Grid accelerates research
Tools help deliver CERN data to labs worldwide.
Whatever its success in the marketplace, grid has been a great success in the research community. Fermi National Accelerator Laboratory, in Batavia, Ill., has been testing a grid network that will eventually distribute experimental data from the European laboratory for particle physics (CERN) in Geneva, Switzerland, to multiple research laboratories around the globe. Thanks to grid tools, data created at CERN can be distributed and then analyzed at other facilities around the world.
While electronically shepherding large amounts of information from one location to another is a difficult problem in itself, the task grows even more complex with multiple recipients, said Ian Fisk, Fermi associate scientist.
In 2007, CERN will crank up the Large Hadron Collider, which will be the world’s largest particle accelerator. The physics community around this project wants to channel the collision results to labs worldwide, which could test out advanced physics hypotheses concerning supersymmetry, string theory and other theories.

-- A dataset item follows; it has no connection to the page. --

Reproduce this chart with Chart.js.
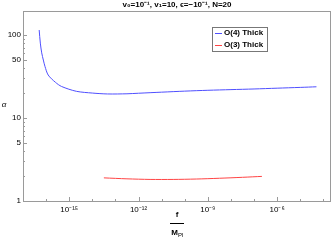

This approach could tap the potential power of distributed computing. CERN itself has the most computer capacity of all the laboratories involved in the project, yet it only has 20 percent of the total computing capability involved in the project globally. The remaining 80 percent is split across the other participating partners, Fisk said.
Grid tools are essential for the job, Fisk said, because they provide the storage interfaces. Fermilab uses Storage Resource Manager, grid middleware developed in part by Lawrence Berkeley National Laboratory. “The SRM interface allows us to describe that large group of servers as an interface,” Fisk said. CERN sends the data from multiple servers, which are received by another batch of numerous servers at Fermilab. SRM lends a hand in load balancing, traffic shaping, performance monitoring, authentication and resource usage accountability as well.
Grid software also presents uniform interfaces for local computing resources, Fisk said. Someone could submit a job-processing request using the Condor workload management system, developed by the University of Wisconsin. “The grid interface provides a consistent view of the batch system,” Fisk said. Fermilab also uses grid tools for resource monitoring and accounting. “Components of the Globus Toolkit itself provides us with the gatekeepers we use for the processing submission. “We have thousands of jobs a day through the Globus toolkit,” he said.